Shortly after entering orbit around Jupiter in 2016, the spacecraft Juno captured images of huge cyclones whirling in geometric patterns at the planet's poles, an unexpected finding that dazzled scientists.
Jupiter's poles cannot be clearly seen from Earth. The existence of the cyclones were discovered when Juno became the first probe to go into polar orbit around the gaseous giant.
A new study led by UC San Diego reveals another surprise; the cyclones are sustained by moist convection, the term for water vapor that rises and turns into a cloud. It's very similar to the process that feeds cyclones on Earth, a starkly different world.

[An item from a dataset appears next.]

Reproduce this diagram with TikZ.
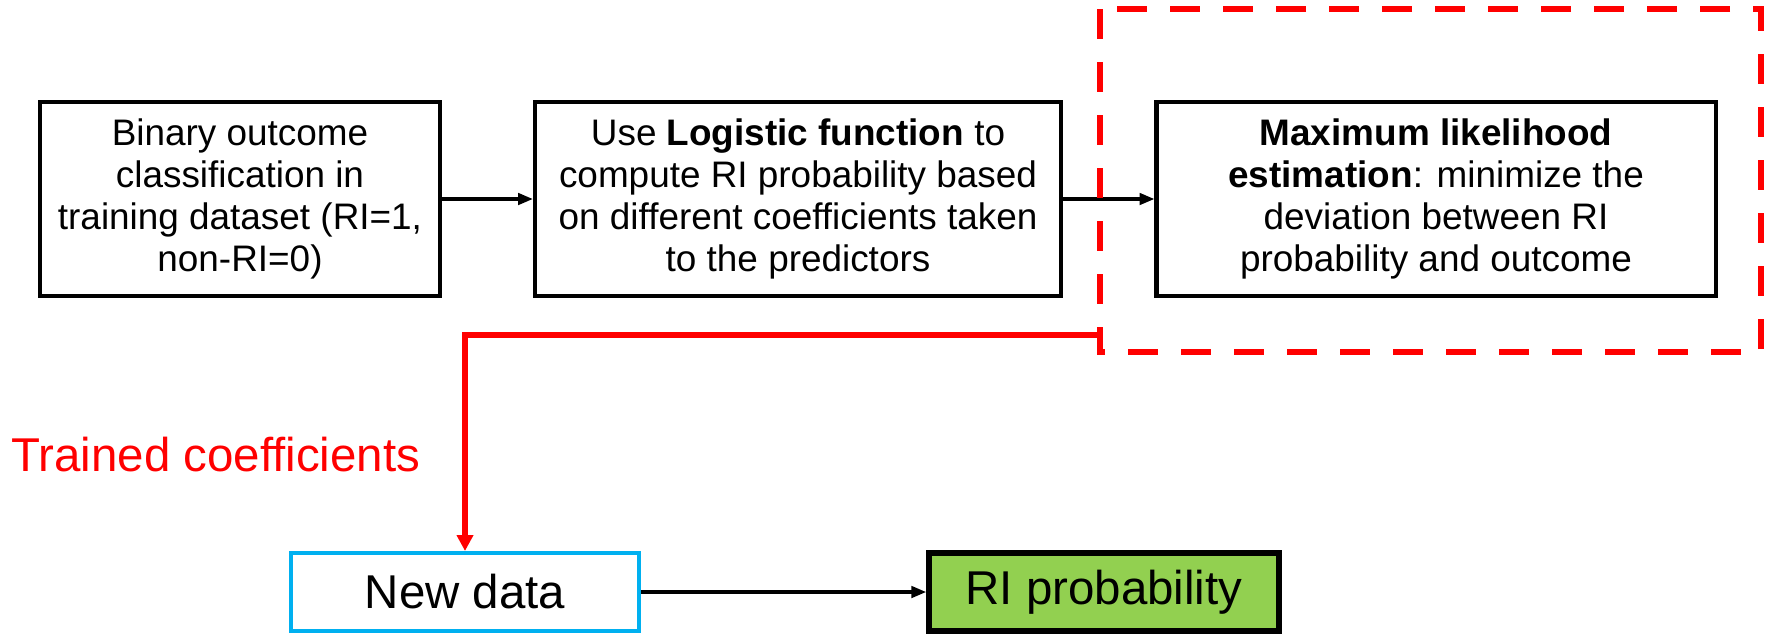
\documentclass[tikz,border=0pt]{standalone}
\usepackage{fontspec}
\setmainfont{Liberation Sans}
\usepackage{tikz}
\usetikzlibrary{arrows.meta, calc}

\definecolor{boxblue}{RGB}{0,176,240}
\definecolor{boxgreen}{RGB}{146,208,80}

\begin{document}
\begin{tikzpicture}[
    stepbox/.style={draw, line width=2.3pt, align=center, inner sep=0pt, minimum height=3.88cm,
        font=\fontsize{21}{24}\selectfont},
    smallbox/.style={draw, align=center, inner sep=0pt, minimum height=1.56cm, minimum width=7cm,
        font=\fontsize{27}{30}\selectfont},
    flow/.style={line width=1.9pt, -{Triangle[length=8.5pt,width=6.5pt]}}
]
    \useasboundingbox (0,0) rectangle (35.4,-12.66);

    \node[stepbox, minimum width=8cm] (binary) at (4.80,-3.98)
        {Binary outcome\\classification in\\training dataset (RI=1,\\non-RI=0)};
    \node[stepbox, minimum width=10.52cm] (logistic) at (15.96,-3.98)
        {Use \textbf{Logistic function} to\\compute RI probability based\\on different coefficients taken\\to the predictors};
    \node[stepbox, minimum width=11.18cm] (mle) at (28.72,-3.98)
        {\textbf{Maximum likelihood}\\\textbf{estimation}: minimize the\\deviation between RI\\probability and outcome};

    \draw[flow] (binary) -- (logistic);
    \draw[flow] (logistic) -- (mle);

    % highlighted training step
    \draw[red, line width=3.2pt, dash pattern=on 0.6cm off 0.46cm] (22.0,-0.18) rectangle (35.22,-7.04);

    \coordinate (tap) at (22.0,-6.70);
    \node[smallbox, draw=boxblue, line width=2.3pt, minimum width=6.96cm] (newdata) at (9.30,-11.84) {New data};
    \node[smallbox, fill=boxgreen, line width=3.1pt] (riprob) at (22.08,-11.84) {RI probability};

    \draw[red, line width=3.4pt, -{Triangle[length=9pt,width=9pt]}] (tap) -| (newdata.north);
    \node[red, anchor=west, font=\fontsize{27}{30}\selectfont, inner sep=0pt] (trained) at (0.22,-9.1) {Trained coefficients};

    \draw[flow] (newdata) -- (riprob);
\end{tikzpicture}
\end{document}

Earth has land. Jupiter does not. Earth has oceans composed of water. Jupiter has what scientists describe as a large ocean composed of hydrogen.
Even so, "The turbulence we see on Jupiter looks just like what we see here," said Lia Siegelman, a postdoctoral researcher at UC San Diego's Scripps Institution of Oceanography. She is the lead author on a Jan. 10 paper in the journal Nature Physics that describes the phenomenon.
The finding arose, in part, from serendipity.
Siegelman is a physical oceanographer who did graduate work at Caltech, where her office was close to that of Andrew Ingersoll, a prominent planetary scientist who had received polar data from Juno. He shared it with Siegelman, who noticed similarities between the cyclones on Jupiter and those she had studied in Earth's Southern Ocean, the body of water that surrounds Antarctica. That led to collaboration with many scientists, and the new paper in Nature Physics.
It also led to a sense of awe for Siegelman, who told the Union-Tribune, "It's quite fascinating to see something like this on a planet that is so far away."
Jupiter is currently more than 530 million miles from Earth. It can be seen in the night sky this week from San Diego.